Ölenle ölünmüyor demek ki, paranın gücü yine kazandı

Reklam yönetmeni, sinemacı Sinan Çetin’in oğlu Rüzgar Çetin içkili vaziyete araç kullanır ve makas atarken, karşı yönden gelen bir polis aracına çarpmış ve Fatih Alagöz isimli bir polisin ölümüne neden olmuştu.
Baba ünlü oğlan da biraz uçarı olunca konu günlerce haberlere konu olmuştu.
Şimdi öğreniyoruz ki ölen polisin eşi ve ailesi Rüzgar Çetin hakkındaki şikayetlerini geri çekmişler.
Bu şu demek oluyor; Çetin ölüme neden olmaktan yargılanacak ve sadece bu konudan ceza alacak. Aile ile ilgili cezadan ise kurtulacak. Hatta öyle ki Çetin birkaç gün içinde bile hapisten çıkabilir.
Ölen polisin ailesi, kazadan bu yana Sinan Çetin’le görüşmeyi kabul etmiyor ve davanın takipçisi olacaklarını söylüyordu.

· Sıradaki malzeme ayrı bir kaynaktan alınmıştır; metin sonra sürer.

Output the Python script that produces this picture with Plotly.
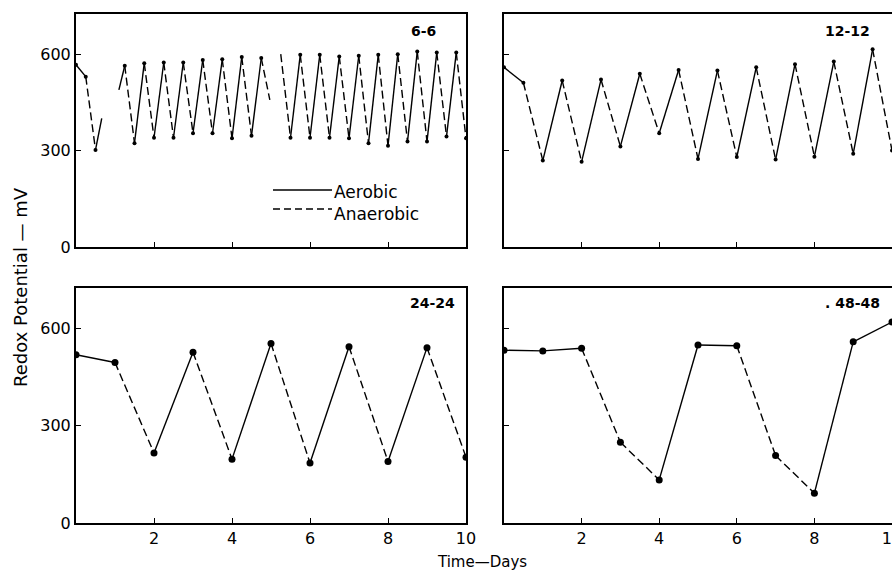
import plotly.graph_objects as go

# ---- data (days, redox potential mV, segment phase: A=aerobic, N=anaerobic, ''=gap) ----
days_66 = [0, 0.25, 0.5, 0.66, 1.1, 1.25, 1.5, 1.75, 2.0, 2.25, 2.5, 2.75, 3.0, 3.25, 3.5,
           3.75, 4.0, 4.25, 4.5, 4.75, 4.97, 5.25, 5.5, 5.75, 6.0, 6.25, 6.5, 6.75, 7.0,
           7.25, 7.5, 7.75, 8.0, 8.25, 8.5, 8.75, 9.0, 9.25, 9.5, 9.75, 10.0]
mv_66 = [567, 530, 302, 400, 489, 564, 323, 572, 340, 574, 340, 574, 354, 582, 354,
         584, 338, 591, 346, 588, 458, 600, 340, 598, 340, 598, 340, 593, 338,
         595, 323, 598, 315, 600, 328, 608, 328, 605, 344, 605, 338]
phase_66 = ['A', 'N', 'A', '', 'A', 'N', 'A', 'N', 'A', 'N', 'A', 'N', 'A', 'N', 'A',
            'N', 'A', 'N', 'A', 'N', '', 'N', 'A', 'N', 'A', 'N', 'A', 'N', 'A',
            'N', 'A', 'N', 'A', 'N', 'A', 'N', 'A', 'N', 'A', 'N']

days_1212 = [0, 0.5, 1.0, 1.5, 2.0, 2.5, 3.0, 3.5, 4.0, 4.5, 5.0, 5.5, 6.0, 6.5, 7.0,
             7.5, 8.0, 8.5, 9.0, 9.5, 10.0]
mv_1212 = [559, 511, 269, 518, 265, 521, 313, 539, 354, 551, 274, 549, 280, 559, 272,
           569, 281, 577, 290, 615, 300]
phase_1212 = ['A', 'N', 'A', 'N', 'A', 'N', 'A', 'N', 'A', 'N', 'A', 'N', 'A', 'N',
              'A', 'N', 'A', 'N', 'A', 'N']

days_2424 = [0, 1, 2, 3, 4, 5, 6, 7, 8, 9, 10]
mv_2424 = [519, 495, 216, 527, 197, 554, 185, 544, 190, 541, 203]
phase_2424 = ['A', 'N', 'A', 'N', 'A', 'N', 'A', 'N', 'A', 'N']

days_4848 = [0, 1, 2, 3, 4, 5, 6, 7, 8, 9, 10]
mv_4848 = [533, 531, 539, 249, 133, 549, 547, 208, 92, 559, 620]
phase_4848 = ['A', 'A', 'N', 'N', 'A', 'A', 'N', 'N', 'A', 'A']

panel_labels = ['6-6', '12-12', '24-24', '. 48-48']
y_ticks = [0, 300, 600]
x_ticks = [2, 4, 6, 8, 10]

W, H = 892, 574
fig = go.Figure()

panels = [
    (days_66, mv_66, phase_66, 'x', 'y', 4),
    (days_1212, mv_1212, phase_1212, 'x2', 'y2', 4),
    (days_2424, mv_2424, phase_2424, 'x3', 'y3', 7),
    (days_4848, mv_4848, phase_4848, 'x4', 'y4', 7),
]

for d, v, ph, xa, ya, ms in panels:
    sx, sy, nx, ny = [], [], [], []
    for i, p in enumerate(ph):
        if p == 'A':
            sx += [d[i], d[i + 1], None]; sy += [v[i], v[i + 1], None]
        elif p == 'N':
            nx += [d[i], d[i + 1], None]; ny += [v[i], v[i + 1], None]
    fig.add_trace(go.Scatter(x=sx, y=sy, mode='lines', xaxis=xa, yaxis=ya,
                             line=dict(color='black', width=1.4), showlegend=False))
    fig.add_trace(go.Scatter(x=nx, y=ny, mode='lines', xaxis=xa, yaxis=ya,
                             line=dict(color='black', width=1.4, dash='8px,4px'),
                             showlegend=False))
    mx, my = [], []
    for i in range(len(d)):
        left_gap = i > 0 and ph[i - 1] == ''
        right_gap = i < len(ph) and ph[i] == ''
        if not (left_gap or right_gap):
            mx.append(d[i]); my.append(v[i])
    fig.add_trace(go.Scatter(x=mx, y=my, mode='markers', xaxis=xa, yaxis=ya,
                             marker=dict(color='black', size=ms), showlegend=False))

# domains (from pixel geometry)
xl = [76 / W, 466 / W]
xr = [504 / W, 1.0]
yt = [1 - 247 / H, 1 - 14 / H]
yb = [1 - 523 / H, 1 - 288 / H]

FAM = 'DejaVu Sans, Liberation Sans, Arial, sans-serif'
font = dict(family=FAM, size=16, color='black')

def xaxis(dom, anchor, labels):
    return dict(domain=dom, anchor=anchor, range=[0, 10], tickvals=x_ticks,
                ticktext=[str(t) for t in x_ticks] if labels else ['' for _ in x_ticks],
                ticks='inside', ticklen=5, tickcolor='black', showline=True,
                linecolor='black', linewidth=2, mirror=True, showgrid=False,
                zeroline=False, tickfont=font, automargin=False,
                ticklabeloverflow='allow')

def yaxis(dom, anchor, labels, mirror):
    return dict(domain=dom, anchor=anchor, range=[0, 725], tickvals=y_ticks,
                ticktext=[str(t) for t in y_ticks] if labels else ['' for _ in y_ticks],
                ticks='inside', ticklen=5, tickcolor='black', showline=True,
                linecolor='black', linewidth=2, mirror=mirror, showgrid=False,
                zeroline=False, tickfont=font, automargin=False)

fig.update_layout(
    width=W, height=H, margin=dict(l=0, r=0, t=0, b=0, autoexpand=False),
    paper_bgcolor='white', plot_bgcolor='white', font=font, showlegend=False,
    xaxis=xaxis(xl, 'y', False), yaxis=yaxis(yt, 'x', True, True),
    xaxis2=xaxis(xr, 'y2', False), yaxis2=yaxis(yt, 'x2', False, False),
    xaxis3=xaxis(xl, 'y3', True), yaxis3=yaxis(yb, 'x3', True, True),
    xaxis4=xaxis(xr, 'y4', True), yaxis4=yaxis(yb, 'x4', False, False),
)

def px(x): return x / W
def py(y): return 1 - y / H

def note(text, x, y, size=15, xanchor='center', angle=0, bold=False):
    fig.add_annotation(x=px(x), y=py(y), xref='paper', yref='paper',
                       text='<b>%s</b>' % text if bold else text,
                       showarrow=False, xanchor=xanchor, yanchor='middle',
                       textangle=angle, font=dict(family=FAM, size=size, color='black'))

# panel labels
for lab, (cx, cy) in zip(panel_labels, [(423, 31), (847, 31), (432, 303), (852, 303)]):
    note(lab, cx, cy, size=14, bold=True)

# legend in first panel
fig.add_shape(type='line', xref='paper', yref='paper', x0=px(273), x1=px(332),
              y0=py(190), y1=py(190), line=dict(color='black', width=1.4))
fig.add_shape(type='line', xref='paper', yref='paper', x0=px(273), x1=px(332),
              y0=py(209), y1=py(209), line=dict(color='black', width=1.4, dash='7px,4px'))
note('Aerobic', 332, 192, size=17, xanchor='left')
note('Anaerobic', 332, 214, size=17, xanchor='left')

# axis titles
note('Redox Potential \u2014 mV', 20, 287, size=18, angle=-90)
note('Time\u2014Days', 482, 562, size=15)

fig.write_html('out.html', post_script="document.body.style.margin='0';",
               config={'displayModeBar': False})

Ne olduysa oldu şikayet geri çekildi ve oğul Çetin’e özgürlük yolu açıldı.
Elbette kesin bilgi değil ama Sinan Çetin’in ölen polisin ailesine yüklü bir para vermiş olması akla ilk gelen ihtimal.
Demek ki para yine gücünü gösterdi ve dar gelirli bir aile kurtuluş olarak “ölen öldü bari bundan sonra biz güzel yaşayalım” deme noktasına getirildi.
Ne diyeyim, eğer anlaştılarsa bari aldıkları en az İsrail’in öldürdüğü vatandaşlarımız için verilen kadar olsun.